Sort of, yes. Basically, even if the workflow engine supports native restarts (as many do), it will rerun the job from the beginning in a new directory. But if you were doing a geometry optimization and it timed out at 1000 steps, this means that you will have to start again rather than pick up where you left off and do step 1001. This is because the naive restart can be implemented entirely on the workflow engine side (where it belongs), but the workflow engine knows nothing about the science. It does not know how to restart a DFT calculation, which might involve shuttling files around for instance (e.g. in VASP, move CONTCAR to POSCAR) and can be dependent on the underlying method. What is the best way to solve this? It is not immediately clear to me...
It is not immediately clear to me...
To me as well... I think I understood your various requirements and expectations on this matter through our various interaction about it and might come up with an idea at some point (I hope).

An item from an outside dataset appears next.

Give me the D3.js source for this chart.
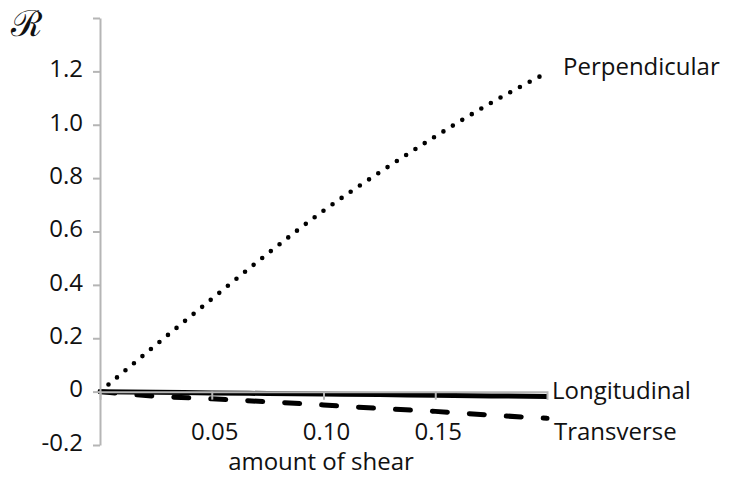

I often charge back on the restart aspect because I think this is an important matter that is often completely discarded from community codes. It would be nice to provide a solution so that users and groups can completely focus on the science without having to worry about things like this.
To me as well... I think I understood your various requirements and expectations on this matter through our various interaction about it and might come up with an idea at some point (I hope).
Open to suggestions!
I often charge back on the restart aspect because I think this is an important matter that is often completely discarded from community codes. It would be nice to provide a solution so that users and groups can completely focus on the science without having to worry about things like this.
Agreed. It's a pretty annoying thing to have to deal with...
Open to suggestions!
The most non-invasive way I see might be to perform a similar kind of hashing based on jobs parameters to replace the current naming from tmp-quacc-time-etc... to tmp-quacc-hash, so that same calculations always use the same temporary folder? Results dirs are then still unique. This has multiple good points:
- The directory management is the only requirement being solved: restarts are then tackled where they belong, e.g., in calculators or custodian etc...
- People don't have to modify their script for restarts, in fact they should not, they just run the same script again, and the workflow engine + quacc will make sure to restart exactly where needed.
The challenge will be for jobs that take non-trivial types in parameters (phonopy, ...).
@Andrew-S-Rosen Here are the tests, including proper parsl restarting tests.
Very nice! Thank you, @tomdemeyere!!